Elon Musk has become the first person to reach trillionaire status after SpaceX’s blockbuster stock market debut sent the rocket company’s valuation soaring and added hundreds of billions of dollars to his paper fortune.
Shares in SpaceX began trading on the Nasdaq on Friday in the biggest initial public offering on record, drawing heavy demand from investors eager to buy into Musk’s ambitions across space travel, satellite internet, and artificial intelligence. The company priced its shares at $135, but trading opened at $150 and briefly climbed to $176.50 before closing at about $161.

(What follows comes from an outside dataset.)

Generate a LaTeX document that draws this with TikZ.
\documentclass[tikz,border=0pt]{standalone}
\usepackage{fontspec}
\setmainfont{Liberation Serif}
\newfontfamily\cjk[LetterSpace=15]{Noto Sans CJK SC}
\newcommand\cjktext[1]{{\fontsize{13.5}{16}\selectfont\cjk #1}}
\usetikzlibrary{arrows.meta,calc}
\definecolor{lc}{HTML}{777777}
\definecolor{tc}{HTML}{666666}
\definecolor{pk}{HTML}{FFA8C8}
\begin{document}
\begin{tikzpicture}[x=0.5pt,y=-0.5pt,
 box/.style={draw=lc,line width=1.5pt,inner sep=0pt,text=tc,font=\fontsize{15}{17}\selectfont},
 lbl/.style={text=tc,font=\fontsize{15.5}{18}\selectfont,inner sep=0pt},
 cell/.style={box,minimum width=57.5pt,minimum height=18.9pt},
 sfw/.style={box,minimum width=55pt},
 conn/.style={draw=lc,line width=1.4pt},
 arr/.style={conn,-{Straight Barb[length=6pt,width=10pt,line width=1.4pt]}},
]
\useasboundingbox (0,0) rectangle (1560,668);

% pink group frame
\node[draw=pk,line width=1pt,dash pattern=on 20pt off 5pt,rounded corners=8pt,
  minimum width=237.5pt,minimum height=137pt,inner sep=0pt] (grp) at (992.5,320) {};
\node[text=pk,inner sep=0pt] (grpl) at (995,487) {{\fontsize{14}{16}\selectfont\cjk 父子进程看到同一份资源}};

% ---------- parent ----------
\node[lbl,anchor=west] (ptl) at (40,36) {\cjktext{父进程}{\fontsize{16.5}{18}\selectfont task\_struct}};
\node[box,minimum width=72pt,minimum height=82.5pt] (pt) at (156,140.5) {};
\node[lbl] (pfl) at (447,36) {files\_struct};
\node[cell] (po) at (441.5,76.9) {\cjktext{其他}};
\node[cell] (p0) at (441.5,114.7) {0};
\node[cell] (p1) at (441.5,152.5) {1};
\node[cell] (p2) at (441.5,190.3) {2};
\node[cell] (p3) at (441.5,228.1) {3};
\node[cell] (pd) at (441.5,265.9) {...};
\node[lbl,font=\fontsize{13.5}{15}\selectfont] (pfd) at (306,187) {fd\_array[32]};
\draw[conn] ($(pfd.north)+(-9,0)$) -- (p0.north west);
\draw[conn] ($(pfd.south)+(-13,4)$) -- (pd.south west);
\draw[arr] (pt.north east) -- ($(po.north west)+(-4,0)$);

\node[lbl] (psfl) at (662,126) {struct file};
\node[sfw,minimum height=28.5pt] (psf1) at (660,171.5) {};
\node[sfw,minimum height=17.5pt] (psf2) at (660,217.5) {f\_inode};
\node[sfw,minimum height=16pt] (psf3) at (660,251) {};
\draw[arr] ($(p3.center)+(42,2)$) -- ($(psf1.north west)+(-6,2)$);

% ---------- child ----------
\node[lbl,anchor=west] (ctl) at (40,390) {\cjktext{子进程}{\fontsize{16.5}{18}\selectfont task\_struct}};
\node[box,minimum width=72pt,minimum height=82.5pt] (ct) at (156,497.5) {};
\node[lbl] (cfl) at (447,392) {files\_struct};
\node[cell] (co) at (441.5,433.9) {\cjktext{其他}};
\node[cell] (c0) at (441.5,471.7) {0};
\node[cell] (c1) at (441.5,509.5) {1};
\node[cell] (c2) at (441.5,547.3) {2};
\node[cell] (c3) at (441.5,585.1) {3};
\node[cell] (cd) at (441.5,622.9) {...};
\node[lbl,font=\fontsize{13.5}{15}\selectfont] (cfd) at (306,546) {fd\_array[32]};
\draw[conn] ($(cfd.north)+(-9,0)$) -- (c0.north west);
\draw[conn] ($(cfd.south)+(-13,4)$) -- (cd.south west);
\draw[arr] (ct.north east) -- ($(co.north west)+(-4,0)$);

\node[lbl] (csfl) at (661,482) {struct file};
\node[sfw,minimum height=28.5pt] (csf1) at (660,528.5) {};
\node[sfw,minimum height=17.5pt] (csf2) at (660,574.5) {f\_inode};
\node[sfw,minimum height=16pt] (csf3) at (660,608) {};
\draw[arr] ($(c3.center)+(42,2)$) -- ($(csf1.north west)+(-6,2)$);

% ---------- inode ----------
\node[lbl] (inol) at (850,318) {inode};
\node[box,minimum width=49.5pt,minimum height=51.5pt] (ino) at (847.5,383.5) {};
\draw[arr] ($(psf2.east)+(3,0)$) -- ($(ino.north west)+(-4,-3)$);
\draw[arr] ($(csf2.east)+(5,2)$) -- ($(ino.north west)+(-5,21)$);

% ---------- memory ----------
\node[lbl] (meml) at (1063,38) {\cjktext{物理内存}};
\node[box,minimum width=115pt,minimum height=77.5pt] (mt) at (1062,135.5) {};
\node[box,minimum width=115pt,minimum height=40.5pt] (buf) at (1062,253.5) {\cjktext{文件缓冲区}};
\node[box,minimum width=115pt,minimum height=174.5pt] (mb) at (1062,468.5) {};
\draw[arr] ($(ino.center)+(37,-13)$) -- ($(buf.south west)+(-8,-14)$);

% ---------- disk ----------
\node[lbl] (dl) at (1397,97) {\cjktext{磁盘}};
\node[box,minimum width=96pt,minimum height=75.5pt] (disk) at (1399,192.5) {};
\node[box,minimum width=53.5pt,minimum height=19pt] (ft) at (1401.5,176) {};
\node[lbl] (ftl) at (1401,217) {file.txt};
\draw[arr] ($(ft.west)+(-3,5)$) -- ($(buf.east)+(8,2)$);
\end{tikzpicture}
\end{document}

The first-day surge valued SpaceX at around $2.2 trillion and lifted Musk’s estimated net worth to $1.11 trillion, according to Bloomberg’s rich list. Much of that wealth is tied to his 42% stake in SpaceX, as well as holdings and options in Tesla, meaning the milestone is largely based on share values rather than cash.

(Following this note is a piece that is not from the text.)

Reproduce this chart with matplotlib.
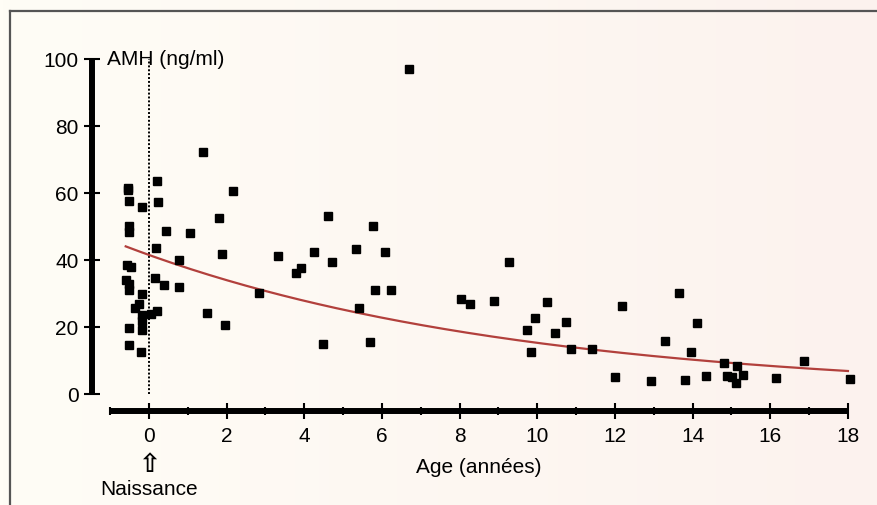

SpaceX raised $75 billion from the offering, money it says will support its expansion in reusable rockets, Starlink satellites, AI infrastructure, and longer-term plans linked to lunar and Mars missions. The listing is also expected to have made millionaires of thousands of current and former employees who received company stock as part of their pay.
Investor enthusiasm remains striking given that SpaceX is still loss-making. Its filings show losses of more than $9 billion across 2025 and 2026 so far, largely because of heavy spending on artificial intelligence, satellites, and infrastructure.
Nancy Tengler, who heads Laffer Tengler Investments and placed an order for shares, described the AI business as a “cash incinerator.”
“It’s important to take some of the projections with a grain of salt,” Tengler said.
The milestone has also revived debate over wealth inequality and Musk’s political influence. Democratic U.S. senators Bernie Sanders and Elizabeth Warren criticised the development, with Warren saying it should be a “wake up call” for wealth taxes.
SpaceX’s own prospectus acknowledges the uncertainty behind its most ambitious plans, including what it calls a “lunar economy.” For investors, the question now is whether the company can turn its extraordinary market debut into durable earnings.
“The question on SpaceX is less about the immediate trading after IPO,” said Samel Kerr, who leads equity capital markets research for Mergermarket. “It’s more about how the price holds over the longer term.”